At the moment the Trust is primarily concerned with the spread of wilding pines (mostly contorta, ponderosa, larch and Douglas Fir), but also with other weeds such as broom and sweet briar over the high country tussock grasslands around Lake Ohau.

The Trust came into existence in late 2004 with the encouragement of the Department of Conservation. DOC assessed local interest in such a group, coordinated its formation, assisted with the gaining of funds and equipment, instructed the members in the use of appropriate implements and chemicals and deployed DOC staff to join in the first few working bees.

The Trust now possesses commercial loppers, hand saws, herbicides, fluorescent jackets, road warning signs and road cones, and a supply of leather and disposable gloves.

Since the Trust’s formation, the small group of about twenty volunteers (of whom only six are permanently resident at Lake Ohau, so that not all volunteers are able to attend every workday)has spent more than 190 hours removing wilding pines, briar and broom from along the roadsides and from Department of Conservation land near Lake Ohau. Pines in particular are a recurring problem while mature seed trees remain, and local landowners are being encouraged to remove these where they are serving no useful purpose.

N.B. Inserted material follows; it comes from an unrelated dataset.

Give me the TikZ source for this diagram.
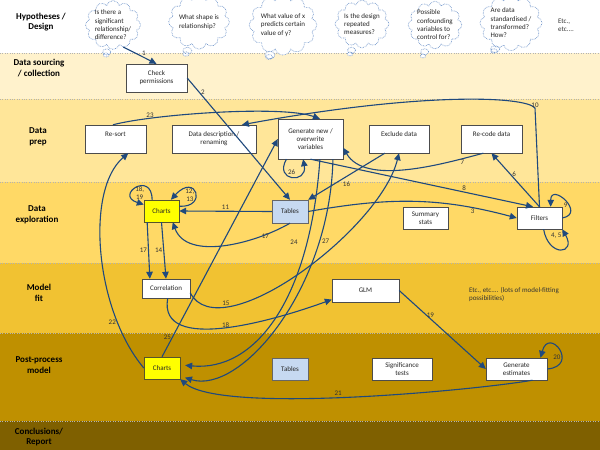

Volunteers regularly walk through cleared areas to remove any new seedlings.

Over the same period, other groups such as the Dunedin Forest & Bird Protection Society’s Wilding Pine Group and the NZ Army have worked in the area removing mature pines on DOC land and on private property, which has been a great encouragement by complementing the Trust’s more modest manual efforts. With Forest & Bird Wilding Pine Group Coordinator David McFarlane’s agreement, it is proposed to join forces with the F & B Group to undertake more extensive pine removal work on private land as time goes by. The Trust can control seedling recurrence in areas cleared by other groups.

Four Trust members have now qualified in Polytechnic Growsafe training courses to learn more about the safe application of herbicides.

The Trust has publicised its aims and work with articles in the Timaru Herald and in the two free local newsheets, the Twizel Update and the Omarama Gazette. As a result, new volunteers have been attracted to join the group, and hopefully the consciousness of other people may have been raised regarding the problems posed by exotic weeds in the high country.

The Trust plans to replant some of the cleared areas with local species such as mountain beech and snow tussock, although no planting has yet been done."